Он вдруг стукнул кубком о столик, и я заметил, что на серебре все же остались вмятины от пальцев. Он рывком вскочил с кресла, словно брошенное вверх копье. Теперь я увидел, что им движет не сила, как мне показалось вначале, а страшное напряжение, жилы и нервы натянуты, будто тетива, на щеках под скулами обозначились провалы, точно что-то точит его изнутри.
— Как может быть королем тот, кто даже и не мужчина?
Он бросил мне этот вопрос и, не дожидаясь ответа, быстрыми шагами отошел к окну и там встал, прислонив лоб к камню и глядя на летнее утро.

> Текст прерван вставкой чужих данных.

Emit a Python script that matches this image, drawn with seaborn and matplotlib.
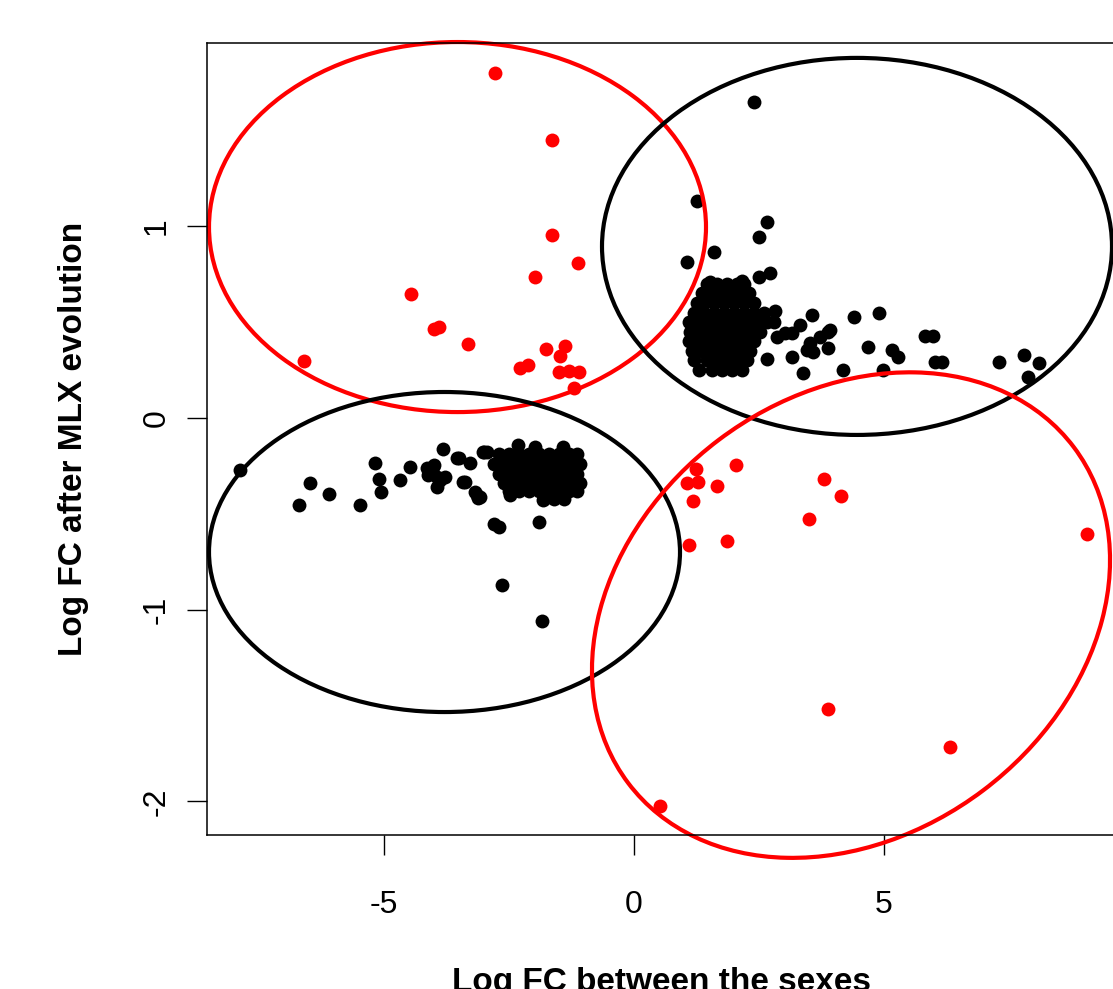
import numpy as np
import pandas as pd
import matplotlib.pyplot as plt
import seaborn as sns
from matplotlib.patches import Ellipse
from matplotlib.transforms import Affine2D

# red genes: sex-biased genes that reversed after MLX evolution
red_x = [-2.78, -1.64, -1.64, -1.12, -1.98, -4.46, -4.00, -3.90, -3.32, -6.60,
         -1.76, -1.38, -1.48, -2.28, -2.12, -1.50, -1.30, -1.10, -1.20,
         1.24, 1.06, 1.28, 2.04, 1.66, 1.18, 3.80, 4.14, 3.50, 1.10, 1.86,
         9.06, 3.88, 6.32, 0.52]
red_y = [1.800, 1.450, 0.955, 0.810, 0.735, 0.647, 0.464, 0.475, 0.386, 0.297,
         0.360, 0.375, 0.323, 0.260, 0.276, 0.240, 0.245, 0.240, 0.156,
         -0.266, -0.340, -0.334, -0.245, -0.355, -0.433, -0.318, -0.407, -0.527, -0.662, -0.642,
         -0.605, -1.518, -1.716, -2.024]

# black genes, male-biased cluster (upper right)
male_x = [2.40, 1.26, 2.66, 2.50, 1.60, 1.06, 2.50, 2.72, 2.16, 1.52, 2.82, 3.56, 3.32, 3.16,
          3.88, 3.72, 3.52, 3.88, 3.58, 3.16, 2.66, 3.38, 4.40, 4.90, 4.68, 5.16, 5.28,
          4.18, 4.98, 5.82, 5.98, 6.02, 6.16, 7.30, 7.80, 8.10, 7.88, 3.92, 3.46, 3.02, 2.86,
          1.45, 1.65, 1.85, 2.05, 2.20,
          1.35, 1.55, 1.75, 1.95, 2.15, 2.30,
          1.25, 1.40, 1.60, 1.80, 2.00, 2.20, 2.40,
          1.20, 1.40, 1.60, 1.80, 2.00, 2.20, 2.40, 2.60,
          1.10, 1.25, 1.45, 1.65, 1.85, 2.05, 2.25, 2.45, 2.65, 2.80,
          1.12, 1.32, 1.52, 1.72, 1.92, 2.12, 2.32, 2.52,
          1.10, 1.22, 1.42, 1.62, 1.82, 2.02, 2.22, 2.40,
          1.15, 1.35, 1.55, 1.75, 1.95, 2.15, 2.32,
          1.20, 1.45, 1.65, 1.85, 2.05, 2.25,
          1.30, 1.55, 1.75, 1.95, 2.15]
male_y = [1.648, 1.132, 1.022, 0.944, 0.866, 0.814, 0.735, 0.756, 0.715, 0.710, 0.558, 0.537, 0.485, 0.443,
          0.449, 0.423, 0.390, 0.365, 0.344, 0.318, 0.308, 0.235, 0.527, 0.548, 0.370, 0.355, 0.318,
          0.250, 0.250, 0.428, 0.428, 0.292, 0.292, 0.292, 0.329, 0.287, 0.214, 0.459, 0.355, 0.443, 0.423,
          0.70, 0.70, 0.70, 0.70, 0.70,
          0.65, 0.65, 0.65, 0.65, 0.65, 0.65,
          0.60, 0.60, 0.60, 0.60, 0.60, 0.60, 0.60,
          0.55, 0.55, 0.55, 0.55, 0.55, 0.55, 0.55, 0.55,
          0.50, 0.50, 0.50, 0.50, 0.50, 0.50, 0.50, 0.50, 0.50, 0.50,
          0.45, 0.45, 0.45, 0.45, 0.45, 0.45, 0.45, 0.45,
          0.40, 0.40, 0.40, 0.40, 0.40, 0.40, 0.40, 0.40,
          0.35, 0.35, 0.35, 0.35, 0.35, 0.35, 0.35,
          0.30, 0.30, 0.30, 0.30, 0.30, 0.30,
          0.25, 0.25, 0.25, 0.25, 0.25]

# black genes, female-biased cluster (lower left)
female_x = [-7.88, -6.48, -6.70, -6.10, -5.48, -5.18, -5.10, -5.06, -4.68, -4.48,
            -4.14, -4.00, -3.94, -3.78, -3.94, -3.82, -3.50, -3.28, -3.38, -3.14, -3.00,
            -4.02, -4.12, -3.88, -3.54, -3.42, -3.18, -3.12, -3.02,
            -2.80, -2.70, -1.90, -2.64, -1.84,
            -2.32, -1.98, -1.42, -2.94, -1.82, -2.48, -3.08,
            -2.70, -2.50, -2.30, -2.10, -1.90, -1.70, -1.50, -1.30, -1.15,
            -2.80, -2.60, -2.40, -2.20, -2.00, -1.80, -1.60, -1.40, -1.20, -1.08,
            -2.70, -2.50, -2.30, -2.10, -1.90, -1.70, -1.50, -1.30, -1.15,
            -2.60, -2.40, -2.20, -2.00, -1.80, -1.60, -1.40, -1.20, -1.08,
            -2.50, -2.30, -2.10, -1.90, -1.70, -1.50, -1.30, -1.15,
            -1.80, -1.60, -1.40]
female_y = [-0.271, -0.340, -0.454, -0.397, -0.454, -0.235, -0.318, -0.386, -0.323, -0.256,
            -0.260, -0.245, -0.308, -0.308, -0.360, -0.162, -0.209, -0.235, -0.334, -0.400, -0.177,
            -0.256, -0.297, -0.323, -0.209, -0.334, -0.386, -0.417, -0.177,
            -0.553, -0.570, -0.542, -0.871, -1.059,
            -0.141, -0.151, -0.151, -0.177, -0.428, -0.400, -0.410,
            -0.19, -0.19, -0.19, -0.19, -0.19, -0.19, -0.19, -0.19, -0.19,
            -0.24, -0.24, -0.24, -0.24, -0.24, -0.24, -0.24, -0.24, -0.24, -0.24,
            -0.29, -0.29, -0.29, -0.29, -0.29, -0.29, -0.29, -0.29, -0.29,
            -0.34, -0.34, -0.34, -0.34, -0.34, -0.34, -0.34, -0.34, -0.34,
            -0.38, -0.38, -0.38, -0.38, -0.38, -0.38, -0.38, -0.38,
            -0.42, -0.42, -0.42]

x_ticks = [-5, 0, 5]
y_ticks = [-2, -1, 0, 1]

black = pd.DataFrame({"x": male_x + female_x, "y": male_y + female_y})
red = pd.DataFrame({"x": red_x, "y": red_y})

sns.set_style("white")
plt.rcParams['font.family'] = ['Liberation Sans', 'DejaVu Sans']
plt.rcParams['axes.unicode_minus'] = False

fig = plt.figure(figsize=(11.13, 9.89), dpi=100)
ax = fig.add_axes([207/1113, 1 - 835/989, 910/1113, 792/989])

sns.scatterplot(data=black, x="x", y="y", color="black", s=100, linewidth=0, ax=ax)
sns.scatterplot(data=red, x="x", y="y", color="red", s=100, linewidth=0, ax=ax)

ax.set_xlim(-8.54, 9.66)
ax.set_ylim(-2.175, 1.956)

# hand drawn circles around the groups (sizes in screen pixels)
XS, YS = 50.0, 191.7
px = Affine2D().scale(1/XS, 1/YS) + ax.transData
for cx, cy, w, h, ang, col in [(-3.53, 0.996, 497, 370, 0, "red"),
                               (4.46, 0.895, 510, 377, 0, "black"),
                               (-3.79, -0.699, 471, 320, 0, "black"),
                               (4.34, -1.028, 558, 439, 37, "red")]:
    ax.add_patch(Ellipse((cx*XS, cy*YS), w, h, angle=ang, fill=False,
                         edgecolor=col, linewidth=3, transform=px, clip_on=False))

ax.set_xticks(x_ticks)
ax.set_yticks(y_ticks)
ax.set_xlabel("")
ax.set_ylabel("")
ax.tick_params(axis="both", direction="out", length=14.4, width=1, labelsize=23,
               bottom=True, left=True, color="black", labelcolor="black")
ax.tick_params(axis="x", pad=25)
ax.tick_params(axis="y", pad=11)
for lab in ax.get_yticklabels():
    lab.set_rotation(90)
    lab.set_va("center")
for sp in ax.spines.values():
    sp.set_color("black")
    sp.set_linewidth(1.1)

fig.text(662/1113, 1 - 991/989, "Log FC between the sexes", ha="center", va="baseline",
         fontsize=24, fontweight="bold", color="black")
fig.text(74/1113, 1 - 439/989, "Log FC after MLX evolution", ha="center", va="center",
         rotation=90, fontsize=24, fontweight="bold", color="black")

plt.savefig("out.png", dpi=100)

Теперь я наконец понял, что он пытался мне сказать. Он уже однажды призывал меня вот в эту же самую комнату, чтобы поведать о сжигающей его страсти к Игрейне, жене герцога Горлойса. Тогда, как и теперь, он был вне себя оттого, что вынужден обращаться за помощью к моему искусству; тогда, как и теперь, в нем было то же лихорадочное напряжение, как тетива, готовая лопнуть. И причина была та же. Амброзий однажды сказал про него: «Если бы он хоть иногда думал рассудком, а не плотью, ему было бы гораздо лучше». До сих пор бурные плотские страсти шли Утеру на пользу, принося ему не только удовольствие и облегчение, но также и уважение подчиненных, таких же солдат, как и он сам, — перед ними он если и не похвалялся своими подвигами, то, во всяком случае, секрета из них не делал. Его талантам дивились, завидовали, даже восхищались. Да и для самого Утера это было больше чем просто удовольствие — это был еще и способ самоутверждения, и предмет гордости, из таких вещей не в последнюю очередь складывалось его представление о самом себе как о доблестном полководце.